“American Sniper” shoots its way to number one

Ryan Blake, Staff Writer

Movie: “American Sniper”

Opinion: 7.5/10 Good, but could have been much better.

A “Must See?”: Yes, but do not expect the ‘greatest movie ever.’


The United States of America, the place of opportunity, the land of the free and home of the brave, where countless brave souls give their lives everyday to protect the freedom of their land. One of these great men was a SEAL Team Sniper known as Chris Kyle, the record holder for most confirmed kills in battle. Kyle served four tours in Iraq in order to keep his wife and children at home safe.

Based on the autobiography with the same name, American Sniper, takes a first hand look at the incredible journey of Chris Kyle (Bradley Cooper). Kyle is brought up in the world by a stern father who teaches the ideals of protecting those in need. At an early point in the film, Kyle’s dad talks at the dinner table with both of his sons about being a sheep, shepherd or a wolf. He teaches that his sons will be the shepherds – protecting his flock. After bouncing around as bull riders, both witness the events of 9/11. At that point, Kyle and his younger brother, Jeff (Keir O’Donnell,) enlist in the military together in order to protect their country.

Despite his grueling SEAL training, Kyle manages to find a bombshell of a bride in a southern belle named Taya (Sienna Miller.) The two fall in love and get married only weeks before Kyle’s first tour of Iraq.

The movie is not solely about the Iraq war, but more so about the effects of it; because of the war, thousands of veterans are stricken with wounds, both physically and mentally. American Sniper deals with Chris Kyle’s constant battle with PTSD and being able to cope with everyday life. With personal relationships dwindling and friends decimating, Kyle continues to go back to Iraq for three more tours in order to do his civic duty as an American. The question remains: how long will he be able to keep this up until it all catches up with him?

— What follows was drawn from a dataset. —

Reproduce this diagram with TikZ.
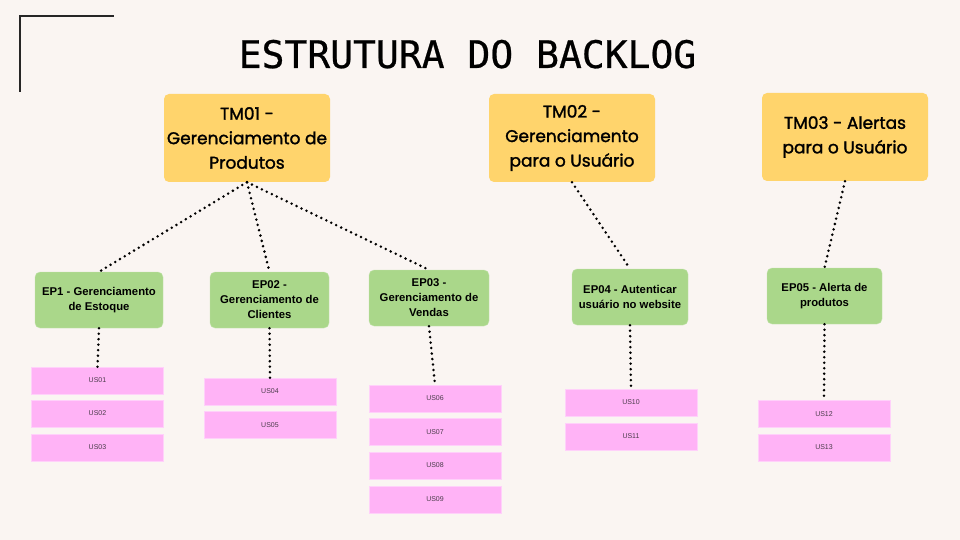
\documentclass[tikz,border=0pt]{standalone}
\usepackage{fontspec}
\setmainfont{Liberation Sans}
\newfontfamily\tmfont{Poppins}[FakeBold=1.6]
\newfontfamily\titlefont{DejaVu Sans Mono}[FakeBold=0.6]
\usetikzlibrary{positioning, calc}

\definecolor{bgpaper}{HTML}{FAF5F2}
\definecolor{tmyellow}{HTML}{FFD46C}
\definecolor{epgreen}{HTML}{AAD78A}
\definecolor{uspink}{HTML}{FFB3F6}
\definecolor{ustext}{HTML}{4A3C4A}

\tikzset{
    tmbox/.style={fill=tmyellow, rounded corners=5pt, minimum width=166pt, minimum height=88pt,
        align=center, inner sep=0pt, font=\tmfont\fontsize{17}{24.5}\selectfont},
    epbox/.style={fill=epgreen, draw=epgreen!70!white, rounded corners=5pt, minimum height=56pt,
        align=center, inner sep=0pt, font=\bfseries\fontsize{11.3}{15}\selectfont},
    usbox/.style={fill=uspink, draw=uspink!60!white, minimum width=132pt, minimum height=27pt,
        inner sep=0pt, text=ustext, font=\fontsize{7}{8}\selectfont},
    dots/.style={line width=2.8pt, dash pattern=on 0pt off 5.5pt, line cap=round},
}

\begin{document}
\begin{tikzpicture}[x=1pt, y=-1pt]
        \fill[bgpaper] (0,0) rectangle (960,540);
        \useasboundingbox (0,0) rectangle (960,540);

        % corner and title
        \draw[line width=2pt, black!85] (20,92) -- (20,16) -- (114,16);
        \node[anchor=base, font=\titlefont\fontsize{38}{40}\selectfont] (title) at (467.5,68) {ESTRUTURA DO BACKLOG};

        % themes
        \node[tmbox] (tm1) at (247,138) {TM01 -\\Gerenciamento de\\Produtos};
        \node[tmbox] (tm2) at (572,138) {TM02 -\\Gerenciamento\\para o Usuário};
        \node[tmbox] (tm3) at (845,137) {TM03 - Alertas\\para o Usuário};

        % epics
        \node[epbox, minimum width=128pt] (ep1) at (99,300) {EP1 - Gerenciamento\\de Estoque};
        \node[epbox, minimum width=119pt] (ep2) at (269.5,300) {EP02 -\\Gerenciamento de\\Clientes};
        \node[epbox, minimum width=120pt] (ep3) at (429,298) {EP03 -\\Gerenciamento de\\Vendas};
        \node[epbox, minimum width=116pt] (ep4) at (630,297) {EP04 - Autenticar\\usuário no website};
        \node[epbox, minimum width=115pt] (ep5) at (824.5,296) {EP05 - Alerta de\\produtos};

        % user stories
        \foreach \n/\x/\y in {01/97.5/380.5, 02/97.5/413.5, 03/97.5/447.5,
                              04/270/391.5, 05/270/425,
                              06/435/398.5, 07/435/432, 08/435/465.5, 09/435/499.5,
                              10/631/402.5, 11/631/436.5,
                              12/824/414, 13/824/447.5} {
            \node[usbox] (us\n) at (\x,\y) {US\n};
        }

        \draw[dots] (tm1.south) -- (ep1.north);
        \draw[dots] (tm1.south) -- (ep2.north);
        \draw[dots] (tm1.south) -- (ep3.north);
        \draw[dots] (tm2.south) -- (ep4.north);
        \draw[dots] (tm3.south) -- (ep5.north);

        \draw[dots] (ep1.south) -- (us01.north);
        \draw[dots] (ep2.south) -- (us04.north);
        \draw[dots] (ep3.south) -- (us06.north);
        \draw[dots] (ep4.south) -- (us10.north);
        \draw[dots] (ep5.south) -- (us12.north);
\end{tikzpicture}
\end{document}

I enjoyed the movie, but military-influenced movies are a bit of a bias for me. Anything depicting the courage of real individuals fascinates me. Aside from my personal interest in the genre, the workings of the film were great as well. With exception to a painfully fake baby (you will know it when you see it), the acting in the movie was very well done and genuinely believable. The movie is a good balance of action and story and seems to have a very appropriate run time.

American Sniper hit box-office highs in its opening weekend – audiences around North America piled into the cinemas to witness the story and racked up over $100 million in ticket sales. Clint Eastwood took Chris Kyle’s book and turned it into something pretty fantastic, all while shining a new light on the plight of veterans.